Whether you love to haggle or can’t stand it, chances are you have to negotiate a price from time to time. Perhaps you’re in the market for a used car, or maybe (like me) you do a lot of your shopping on eBay using the “Make Offer” function. Regardless of the specific context, you’ve probably wondered, “How much below the asking price should I offer?”
In Never Split the Difference: Negotiating As If Your Life Depended On It, former FBI international hostage negotiator Chris Voss lays out a simple formula: Ackerman bargaining. Voss learned the formula from an ex-CIA operative named Mike Ackerman and used it for years in high-stakes ransom negotiations with international kidnappers.
As I’ve written before, Never Split the Difference is well worth your time. Voss spends a few pages on Ackerman bargaining and explains a bit of the theory behind it, but today, I’ll just borrow Voss’ language as he lays out the process itself (the first three points are our focus today).

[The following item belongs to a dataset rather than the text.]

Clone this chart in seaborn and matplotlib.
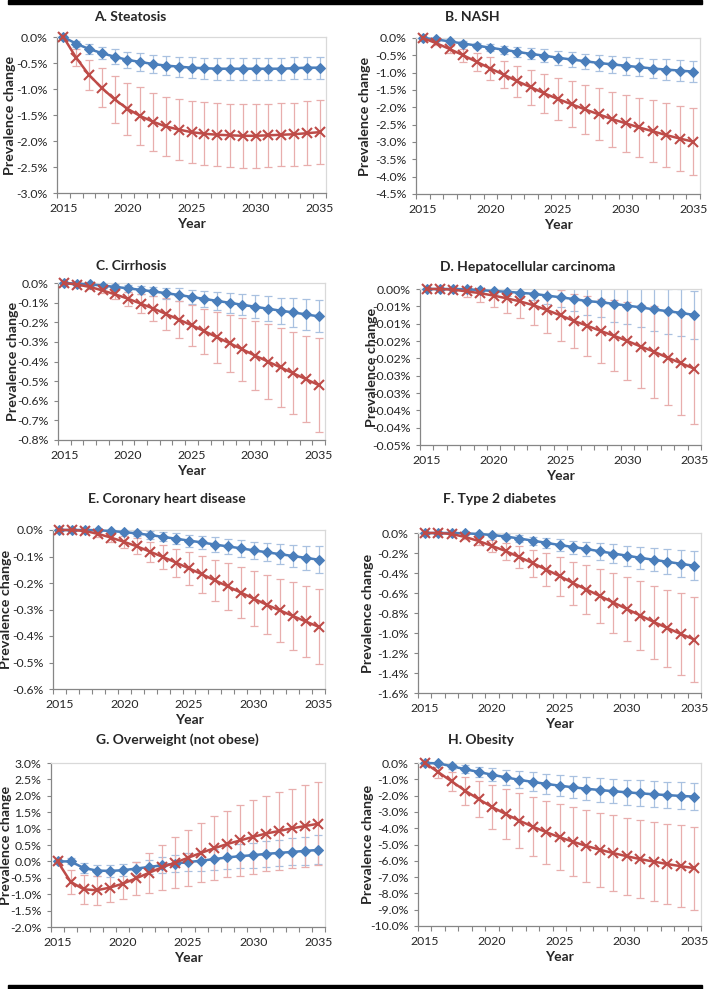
import numpy as np
import pandas as pd
import matplotlib
matplotlib.use("Agg")
import matplotlib.pyplot as plt
import seaborn as sns
from matplotlib.ticker import MultipleLocator, FixedLocator, PercentFormatter, NullFormatter

years = list(range(2015, 2036))

# all values are prevalence change in percentage points
# blue series (diamonds) and red series (crosses), with symmetric error half-widths
steatosis_blue = [0, -0.13, -0.23, -0.31, -0.38, -0.44, -0.48, -0.52, -0.55, -0.57, -0.59,
                  -0.60, -0.61, -0.61, -0.61, -0.61, -0.61, -0.61, -0.60, -0.59, -0.59]
steatosis_blue_err = [0, 0.06, 0.09, 0.12, 0.14, 0.16, 0.17, 0.18, 0.19, 0.195, 0.2,
                      0.2, 0.21, 0.21, 0.21, 0.21, 0.21, 0.21, 0.21, 0.21, 0.21]
steatosis_red = [0, -0.40, -0.73, -0.98, -1.20, -1.38, -1.52, -1.63, -1.72, -1.78, -1.83,
                 -1.86, -1.88, -1.89, -1.90, -1.90, -1.89, -1.88, -1.87, -1.85, -1.83]
steatosis_red_err = [0, 0.16, 0.29, 0.375, 0.45, 0.5, 0.55, 0.56, 0.57, 0.58, 0.6,
                     0.61, 0.61, 0.61, 0.61, 0.61, 0.61, 0.61, 0.61, 0.62, 0.62]

nash_blue = [0, -0.04, -0.10, -0.16, -0.22, -0.28, -0.34, -0.40, -0.46, -0.51, -0.57,
             -0.62, -0.67, -0.72, -0.76, -0.80, -0.84, -0.88, -0.91, -0.94, -0.97]
nash_blue_err = [0, 0.02, 0.04, 0.06, 0.08, 0.1, 0.12, 0.14, 0.16, 0.18, 0.2,
                 0.21, 0.22, 0.24, 0.25, 0.26, 0.27, 0.28, 0.29, 0.30, 0.31]
nash_red = [0, -0.15, -0.32, -0.50, -0.69, -0.88, -1.06, -1.25, -1.42, -1.60, -1.76,
            -1.91, -2.06, -2.20, -2.34, -2.46, -2.58, -2.69, -2.80, -2.90, -2.99]
nash_red_err = [0, 0.05, 0.1, 0.18, 0.27, 0.34, 0.39, 0.45, 0.51, 0.56, 0.61,
                0.66, 0.71, 0.75, 0.79, 0.83, 0.86, 0.89, 0.92, 0.95, 0.97]

cirrhosis_blue = [0, -0.003, -0.007, -0.013, -0.02, -0.027, -0.035, -0.043, -0.052, -0.061, -0.071,
                  -0.081, -0.091, -0.101, -0.111, -0.121, -0.131, -0.141, -0.150, -0.160, -0.170]
cirrhosis_blue_err = [0, 0.003, 0.006, 0.01, 0.013, 0.017, 0.021, 0.025, 0.029, 0.033, 0.037,
                      0.041, 0.045, 0.05, 0.054, 0.058, 0.063, 0.067, 0.072, 0.077, 0.082]
cirrhosis_red = [0, -0.008, -0.02, -0.038, -0.058, -0.08, -0.105, -0.13, -0.158, -0.186, -0.215,
                 -0.245, -0.276, -0.307, -0.338, -0.37, -0.40, -0.43, -0.46, -0.49, -0.52]
cirrhosis_red_err = [0, 0.004, 0.009, 0.015, 0.022, 0.035, 0.05, 0.065, 0.08, 0.095, 0.105,
                     0.115, 0.13, 0.145, 0.16, 0.175, 0.19, 0.2, 0.21, 0.22, 0.24]

hcc_blue = [0, 0, 0, -0.0001, -0.0003, -0.0006, -0.0008, -0.0011, -0.0014, -0.0019, -0.0024,
            -0.0029, -0.0035, -0.0038, -0.0043, -0.0048, -0.0053, -0.0059, -0.0064, -0.0069, -0.0075]
hcc_blue_err = [0, 0, 0.0001, 0.0003, 0.0005, 0.0008, 0.0011, 0.0015, 0.0019, 0.0024, 0.0029,
                0.0034, 0.0041, 0.0044, 0.0051, 0.0053, 0.0057, 0.0062, 0.0065, 0.0068, 0.007]
hcc_red = [0, 0, -0.0002, -0.0007, -0.0012, -0.0019, -0.0027, -0.0036, -0.0047, -0.0061, -0.0076,
           -0.0092, -0.0106, -0.0121, -0.0135, -0.0150, -0.0166, -0.0181, -0.0198, -0.0214, -0.0230]
hcc_red_err = [0, 0.0001, 0.0005, 0.0015, 0.0025, 0.0032, 0.0043, 0.0049, 0.0057, 0.0065, 0.0073,
               0.0077, 0.0086, 0.0092, 0.0102, 0.0113, 0.012, 0.0132, 0.0138, 0.0149, 0.0158]
hcc_tick_labels = ["0.00%", "-0.01%", "-0.01%", "-0.02%", "-0.02%",
                   "-0.03%", "-0.03%", "-0.04%", "-0.04%", "-0.05%"]

chd_blue = [0, 0, 0, -0.001, -0.004, -0.008, -0.013, -0.019, -0.026, -0.033, -0.040,
            -0.047, -0.055, -0.062, -0.069, -0.077, -0.084, -0.091, -0.098, -0.105, -0.112]
chd_blue_err = [0, 0, 0.001, 0.003, 0.005, 0.008, 0.011, 0.014, 0.017, 0.02, 0.023,
                0.025, 0.028, 0.029, 0.031, 0.032, 0.034, 0.037, 0.04, 0.045, 0.05]
chd_red = [0, 0, -0.004, -0.015, -0.029, -0.045, -0.062, -0.082, -0.102, -0.123, -0.145,
           -0.167, -0.19, -0.213, -0.236, -0.259, -0.282, -0.303, -0.324, -0.345, -0.365]
chd_red_err = [0, 0, 0.004, 0.01, 0.016, 0.023, 0.03, 0.037, 0.045, 0.053, 0.061,
               0.069, 0.078, 0.088, 0.096, 0.104, 0.112, 0.119, 0.128, 0.134, 0.141]

t2d_blue = [0, 0, 0, -0.003, -0.01, -0.02, -0.035, -0.055, -0.076, -0.098, -0.12,
            -0.14, -0.16, -0.183, -0.205, -0.227, -0.248, -0.268, -0.288, -0.308, -0.328]
t2d_blue_err = [0, 0, 0.002, 0.005, 0.01, 0.018, 0.025, 0.033, 0.04, 0.048, 0.056,
                0.065, 0.074, 0.083, 0.092, 0.1, 0.108, 0.116, 0.125, 0.135, 0.145]
t2d_red = [0, 0, -0.01, -0.04, -0.08, -0.13, -0.18, -0.24, -0.30, -0.365, -0.43,
           -0.50, -0.565, -0.63, -0.695, -0.76, -0.825, -0.89, -0.95, -1.01, -1.065]
t2d_red_err = [0, 0, 0.007, 0.02, 0.04, 0.06, 0.085, 0.11, 0.135, 0.165, 0.195,
               0.215, 0.245, 0.27, 0.3, 0.32, 0.345, 0.365, 0.385, 0.41, 0.425]

overweight_blue = [0, 0, -0.2, -0.28, -0.29, -0.27, -0.22, -0.17, -0.12, -0.07, -0.02,
                   0.02, 0.07, 0.12, 0.16, 0.19, 0.23, 0.26, 0.29, 0.32, 0.35]
overweight_blue_err = [0, 0.09, 0.15, 0.17, 0.18, 0.19, 0.2, 0.22, 0.24, 0.26, 0.28,
                       0.3, 0.32, 0.34, 0.36, 0.38, 0.39, 0.4, 0.41, 0.42, 0.44]
overweight_red = [0, -0.62, -0.85, -0.88, -0.80, -0.68, -0.52, -0.35, -0.18, -0.04, 0.11,
                  0.26, 0.40, 0.53, 0.64, 0.75, 0.85, 0.93, 1.01, 1.08, 1.15]
overweight_red_err = [0, 0.37, 0.45, 0.45, 0.44, 0.46, 0.5, 0.6, 0.68, 0.77, 0.85,
                      0.9, 0.97, 1.02, 1.08, 1.12, 1.15, 1.18, 1.21, 1.25, 1.27]

obesity_blue = [0, -0.02, -0.2, -0.38, -0.55, -0.72, -0.88, -1.03, -1.16, -1.28, -1.39,
                -1.49, -1.58, -1.66, -1.73, -1.80, -1.86, -1.92, -1.97, -2.02, -2.06]
obesity_blue_err = [0, 0.05, 0.15, 0.25, 0.33, 0.4, 0.47, 0.53, 0.58, 0.62, 0.65,
                    0.68, 0.71, 0.73, 0.75, 0.77, 0.79, 0.8, 0.81, 0.83, 0.84]
obesity_red = [0, -0.56, -1.13, -1.70, -2.22, -2.70, -3.13, -3.53, -3.90, -4.24, -4.55,
               -4.83, -5.09, -5.32, -5.53, -5.72, -5.90, -6.05, -6.20, -6.33, -6.45]
obesity_red_err = [0, 0.33, 0.6, 0.87, 1.12, 1.33, 1.52, 1.68, 1.82, 1.93, 2.03,
                   2.12, 2.2, 2.26, 2.32, 2.37, 2.41, 2.44, 2.48, 2.51, 2.55]

panels = [
    ("A. Steatosis", steatosis_blue, steatosis_blue_err, steatosis_red, steatosis_red_err, (-3.0, 0), 0.5, 1),
    ("B. NASH", nash_blue, nash_blue_err, nash_red, nash_red_err, (-4.5, 0), 0.5, 1),
    ("C. Cirrhosis", cirrhosis_blue, cirrhosis_blue_err, cirrhosis_red, cirrhosis_red_err, (-0.8, 0), 0.1, 1),
    ("D. Hepatocellular carcinoma", hcc_blue, hcc_blue_err, hcc_red, hcc_red_err, (-0.045, 0), 0.005, 2),
    ("E. Coronary heart disease", chd_blue, chd_blue_err, chd_red, chd_red_err, (-0.6, 0), 0.1, 1),
    ("F. Type 2 diabetes", t2d_blue, t2d_blue_err, t2d_red, t2d_red_err, (-1.6, 0), 0.2, 1),
    ("G. Overweight (not obese)", overweight_blue, overweight_blue_err, overweight_red, overweight_red_err, (-2.0, 3.0), 0.5, 1),
    ("H. Obesity", obesity_blue, obesity_blue_err, obesity_red, obesity_red_err, (-10.0, 0), 1.0, 1),
]

# layout in pixels: axes (left, right, top, bottom), title centre, y-label centre offset
W, H = 710, 989
boxes = [(57, 326, 37, 193), (416, 700, 38, 194),
         (58, 325, 283, 440), (420, 701, 289, 445),
         (53, 325, 530, 689), (418, 701, 533, 693),
         (51, 325, 763, 927), (418, 701, 763, 926)]
title_pos = [(130, 17), (472, 17), (131, 266), (528, 267),
             (167, 499), (500, 499), (177, 740), (481, 740)]
ylab_off = [-47, -51, -45, -48, -47, -50, -45, -50]

sns.set_style("white")
plt.rcParams['font.family'] = ['Lato', 'DejaVu Sans']
plt.rcParams['axes.unicode_minus'] = False

BLUE = "#4A7EBB"
RED = "#BE4B48"
BLUE_ERR = "#A9C1E0"
RED_ERR = "#E8AEAD"

fig = plt.figure(figsize=(W / 100, H / 100), dpi=100)

for i, (title, b, be, r, re, ylim, step, dec) in enumerate(panels):
    l, rt, t, bt = boxes[i]
    ax = fig.add_axes([l / W, 1 - bt / H, (rt - l) / W, (bt - t) / H])
    df = pd.DataFrame({"Year": years, "blue": b, "blue_err": be, "red": r, "red_err": re})

    ax.errorbar(df.Year, df.blue, yerr=df.blue_err, fmt='none', ecolor=BLUE_ERR,
                elinewidth=0.9, capsize=2.8, capthick=0.9, zorder=2)
    ax.errorbar(df.Year, df.red, yerr=df.red_err, fmt='none', ecolor=RED_ERR,
                elinewidth=0.9, capsize=2.8, capthick=0.9, zorder=2)
    sns.lineplot(data=df, x="Year", y="blue", color=BLUE, marker="D", markersize=5.6,
                 markeredgecolor=BLUE, markerfacecolor=BLUE, linewidth=1.8,
                 ax=ax, zorder=3, clip_on=False)
    sns.lineplot(data=df, x="Year", y="red", color=RED, marker="x", markersize=6.5,
                 markeredgecolor=RED, markeredgewidth=1.5, linewidth=1.8,
                 ax=ax, zorder=4, clip_on=False)

    ax.set_xlim(2014.5, 2035.5)
    ax.set_ylim(*ylim)
    ax.xaxis.set_major_locator(FixedLocator([2015, 2020, 2025, 2030, 2035]))
    ax.xaxis.set_minor_locator(FixedLocator(np.arange(2014.5, 2036, 1.0)))
    ax.xaxis.set_minor_formatter(NullFormatter())
    if title.startswith("D."):
        ax.yaxis.set_major_locator(FixedLocator(-np.arange(10) * step))
        ax.set_yticklabels(hcc_tick_labels)
    else:
        ax.yaxis.set_major_locator(MultipleLocator(step))
        ax.yaxis.set_major_formatter(PercentFormatter(xmax=100, decimals=dec))
    ax.tick_params(axis='x', which='major', length=0, pad=7.5, labelsize=8.8)
    ax.tick_params(axis='x', which='minor', length=3.5, width=0.8, color='#868686', direction='out')
    ax.tick_params(axis='y', which='major', length=3, width=0.8, color='#868686',
                   direction='out', pad=4, labelsize=8.8)
    ax.tick_params(bottom=True, left=True, which='both')

    for s in ['left', 'bottom']:
        ax.spines[s].set_color('#868686')
        ax.spines[s].set_linewidth(0.9)
    for s in ['top', 'right']:
        ax.spines[s].set_color('#D9D9D9')
        ax.spines[s].set_linewidth(0.9)

    ax.set_xlabel("Year", fontsize=10, fontweight='bold', va='center')
    ax.set_ylabel("Prevalence change", fontsize=10.3, fontweight='bold', va='center')
    ax.xaxis.set_label_coords(0.5, -31 / (bt - t))
    ax.yaxis.set_label_coords(ylab_off[i] / (rt - l), 0.5)

    cx, cy = title_pos[i]
    fig.text(cx / W, 1 - cy / H, title, ha='center', va='center',
             fontsize=10, fontweight='bold')

# heavy rules above and below the figure
fig.add_artist(plt.Rectangle((8 / W, 1 - 4 / H), 694 / W, 4 / H, color='black',
                             transform=fig.transFigure))
fig.add_artist(plt.Rectangle((8 / W, 0), 694 / W, 4 / H, color='black',
                             transform=fig.transFigure))

fig.savefig("out.png", dpi=100)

- Set your target price (your goal).
- Set your first offer at 65 percent of your target price.
- Calculate three raises of decreasing increments (to 85, 95, and 100 percent).
- Use lots of empathy and different ways of saying “No” to get the other side to counter before you increase your offer.
- When calculating the final amount, use precise, non round numbers like, say, $37,893 rather than $38,000. It gives the number credibility and weight.
- On your final number, throw in a non monetary item (that they probably don’t want) to show you’re at your limit.
I haven’t personally experimented with steps 4-6, but I’ve had repeated success with the percentages laid out in steps 1-3. Just remember the following percentages: 65, 85, 95, 100.
And as you might have guessed, there’s a flip side, too: when you’re selling something, set your asking price at 135% of what you’d accept, and be willing to negotiate down to 115, 105, and finally 100% of your original amount.
Ackerman bargaining is just one more example of how a tiny bit of the right kind of preparation can pay off in a big way. There aren’t too many tactics out there that will save you money with virtually no work at all. Ackerman bargaining will.